Когда руки были вымыты и все вернулись к столу, Доктор торжественно, на правах старшего, разлил в стаканы коньяк. Ирине совсем чуть-чуть. Себе он, похоже, собирался плеснуть побольше, но, наткнувшись на суровый взгляд Ирины, налил себе столько же, сколько и Михаилу с Гринчуком – грамм пятьдесят.
И сам же предложил тост:
– Предлагаю выпить за то, чтобы такие вот ушибы были самыми тяжкими нашими болезнями.
Все выпили молча.
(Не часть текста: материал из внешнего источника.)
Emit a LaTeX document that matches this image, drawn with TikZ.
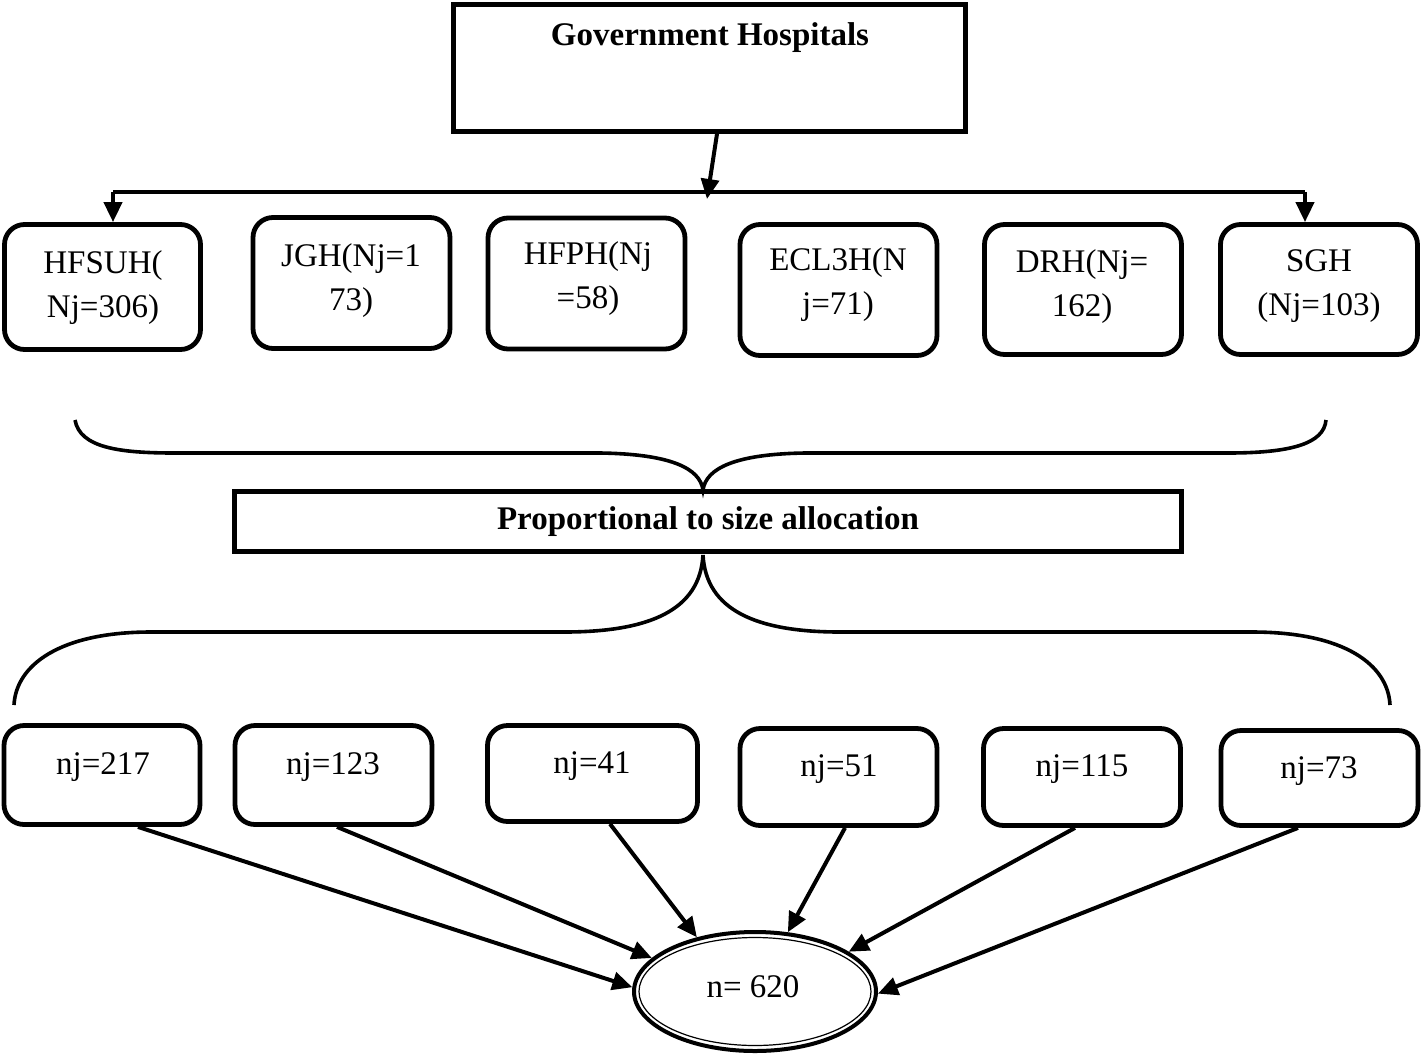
\documentclass[tikz,border=0pt]{standalone}
\usepackage{fontspec}
\setmainfont{Liberation Serif}
\usetikzlibrary{arrows.meta,shapes.geometric,calc}
\begin{document}
\begin{tikzpicture}[x=0.5pt,y=-0.5pt,
  rbox/.style={draw, line width=2.4pt, rounded corners=10pt, minimum width=98.5pt, inner sep=0pt},
  sqbox/.style={draw, line width=2.4pt, inner sep=0pt},
  lbl/.style={font=\fontsize{16.5}{22}\selectfont, align=center, inner sep=0pt},
  blbl/.style={font=\fontsize{16.5}{22}\selectfont\bfseries, inner sep=0pt},
  arr/.style={line width=2pt, -{Triangle[length=10pt,width=9pt]}},
  plain/.style={line width=2pt},
  brace/.style={line width=1.8pt},
]
\useasboundingbox (0,0) rectangle (1421,1057);

% top box
\node[sqbox, minimum width=256pt, minimum height=63.5pt] (top) at (709.5,68) {};
\node[blbl] (toptxt) at (710,38) {Government Hospitals};

% top row boxes
\node[rbox, minimum width=98pt, minimum height=62.5pt] (h1) at (102.5,287) {};
\node[rbox, minimum height=65.5pt] (h2) at (351.5,283) {};
\node[rbox, minimum height=65.5pt] (h3) at (586.5,283.5) {};
\node[rbox, minimum height=65.5pt] (h4) at (838.5,290) {};
\node[rbox, minimum height=65pt] (h5) at (1083,289.5) {};
\node[rbox, minimum height=65pt] (h6) at (1319,289.5) {};

\node[lbl] (t1) at (103,287.5) {HFSUH(\\Nj=306)};
\node[lbl] (t2) at (351,281) {JGH(Nj=1\\73)};
\node[lbl] (t3) at (588,278.5) {HFPH(Nj\\=58)};
\node[lbl] (t4) at (838,285) {ECL3H(N\\j=71)};
\node[lbl] (t5) at (1082,286.5) {DRH(Nj=\\162)};
\node[lbl] (t6) at (1319,286.5) {SGH\\(Nj=103)};

% distribution line
\coordinate (hub) at (707,199);
\coordinate (hl) at (113,192);
\coordinate (hr) at (1305,192);
\draw[arr] ($(top.south)+(7.5,0)$) -- (hub);
\draw[plain] (hl) -- (hr);
\draw[arr] (hl) -- (hl |- h1.north);
\draw[arr] (hr) -- (hr |- h6.north);

% middle box
\node[sqbox, minimum width=473.5pt, minimum height=30pt] (prop) at (708,521.5) {};
\node[blbl] (proptxt) at (708,522) {Proportional to size allocation};

% top brace
\draw[brace] (75,420) .. controls (80,448) and (120,453) .. (175,453)
  -- (600,453) .. controls (670,454) and (700,468) .. (703,490)
  .. controls (706,468) and (736,454) .. (805,453)
  -- (1228,453) .. controls (1290,453) and (1324,444) .. (1326,420);

% bottom brace
\draw[brace] (14,705) .. controls (16,665) and (60,632) .. (151,632)
  -- (564,632) .. controls (650,632) and (700,610) .. (703,555)
  .. controls (706,610) and (756,632) .. (840,632)
  -- (1252,632) .. controls (1345,632) and (1388,665) .. (1390,705);

% bottom row boxes
\node[rbox, minimum width=98pt, minimum height=49.5pt] (b1) at (102,775) {};
\node[rbox, minimum height=49.5pt] (b2) at (333.5,775) {};
\node[rbox, minimum width=105pt, minimum height=48pt] (b3) at (592.5,773.5) {};
\node[rbox, minimum height=48.5pt] (b4) at (838.5,777) {};
\node[rbox, minimum height=48.5pt] (b5) at (1082,777) {};
\node[rbox, minimum height=47.5pt] (b6) at (1319.5,778) {};

\node[lbl, anchor=base] (s1) at (103,774) {nj=217};
\node[lbl, anchor=base] (s2) at (333,774) {nj=123};
\node[lbl, anchor=base] (s3) at (592,773) {nj=41};
\node[lbl, anchor=base] (s4) at (839,776) {nj=51};
\node[lbl, anchor=base] (s5) at (1082,776) {nj=115};
\node[lbl, anchor=base] (s6) at (1319,778) {nj=73};

% total ellipse
\node[ellipse, draw, line width=2pt, minimum width=121pt, minimum height=59.5pt, inner sep=0pt] (n) at (755,991.5) {};
\draw[line width=0.6pt] (n.center) ellipse [x radius=58pt, y radius=27pt];
\node[lbl, anchor=base] (ntxt) at (753,997) {n= 620};

% arrows to total
\draw[arr] ($(b1.south)+(36,0)$) -- (n.178);
\draw[arr] ($(b2.south)+(3.5,0)$) -- (n.162.5);
\draw[arr] ($(b3.south)+(17.5,0)$) -- (n.137);
\draw[arr] ($(b4.south)+(6.5,0)$) -- (n.61);
\draw[arr] ($(b5.south)+(-7,0)$) -- (n.23);
\draw[arr] ($(b6.south)+(-21.5,0)$) -- (n.-1.6);
\end{tikzpicture}
\end{document}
Только Ирины, пригубив, не удержалась:
– Глупость самая твоя тяжелая болезнь.
– Не скажите, мадам, не скажите, – возразил Доктор. – Глупость – это не болезнь. Это призвание. Это, если хотите, счастье.
– Счастливый ты наш.
– К сожалению, но счастьем сим обделен, – печально развел руками Доктор. – Вот если бы имел возможность закусить коньяк лимоном, то очень сильно приблизился бы к этому состоянию.
– К глупости? – спросила Ирина.
– К счастью.
– Тогда пойди и возьми лимон на кухне в холодильнике.
– Ирина, в лимоне без коньяка, так же мало счастья, как и в коньяке без лимона, – вскричал Доктор.
– Мы вам еще нальем, – пообещал Гринчук.
Доктор встал и вышел на кухню.
Гринчук улыбнулся. В этом доме он отдыхал душой и прекрасно понимал Михаила, который приходил к маме Ире при каждом удобном случае.
– И где здесь лимон? – спросил с кухни Доктор.
– Я сейчас помогу, – крикнул Гринчук.
– Там, на дверце, – вдогонку подсказала Ирина.
– Говорят, тут на дверце, – сказал Гринчук, входя на кухню.
Доктор сидел на табурете перед открытым холодильником.
– Вот он, лимон, – указал Гринчук.
– Что значит мент, – одобрительно сказал Доктор. – Извините, милиционер.
– Как у Ирины со здоровьем? – тихо спросил Гринчук.
– А как у нее может быть со здоровьем, в семьдесят лет, после двадцати лет жизни на улице и после недавней смерти мужа? – так же тихо ответил Доктор. – Иногда мне кажется, что она живет только из-за Михаила. Знаете, она ведь Михаила должна винить в смерти Тотошки. Тотошка погиб защищая Михаила, когда тот лежал без сознания. А она…
Гринчук вздохнул. Его никто не упрекал, что в ту ночь он мог бы защитить Нору. Если честно, то шансов успеть в ту ночь у него практически не было. Но легче подполковнику от этого не было.
– Вы уж Михаила поберегите, – попросил Доктор.
– Постараюсь.
– Вы уж постарайтесь.
Они вернулись в комнату как раз в тот момент, когда по телевизору шла реклама.
– Реклама это ложь, – заявил сходу Доктор. – Наглая и неприкрытая.
– Да и сам ты не слишком любишь правду, – сказала Ирина.
– Неправда, – заявил Доктор. – Я люблю правду, только не могу себе позволить. Не по карману, знаете ли. Хотя…
– Что? – спросил Гринчук.
– Она, пожалуй, никому не по карману, – сообщил Доктор. – И приводит это к недоразумениям. Был один случай….
Доктор на всякий случай оглядел собравшихся – не станет ли кто-то возражать против очередной жизненной истории. Никто не возражал.
– Жили у частном секторе две соседки. У одной была любимая овчарка, а другая предпочитала разводить кроликов. И купила однажды она себе кролика исключительной породности. За безумную цену чуть ли не в триста долларов. Кроликом она, естественно, похвасталась перед соседкой, та повосхищалась..
– Кстати, – заметил вдруг Доктор, мне, кажется, обещали к лимону коньяк?
Михаил молча налил двадцать грамм в стакан Доктора. Гринчук нарезал лимон кружочками.
Доктор выпил коньяк, сунул в рот кружок лимона и закрыл глаза от удовольствия.
– Вот оно, счастье, – через несколько секунд сказал Доктор.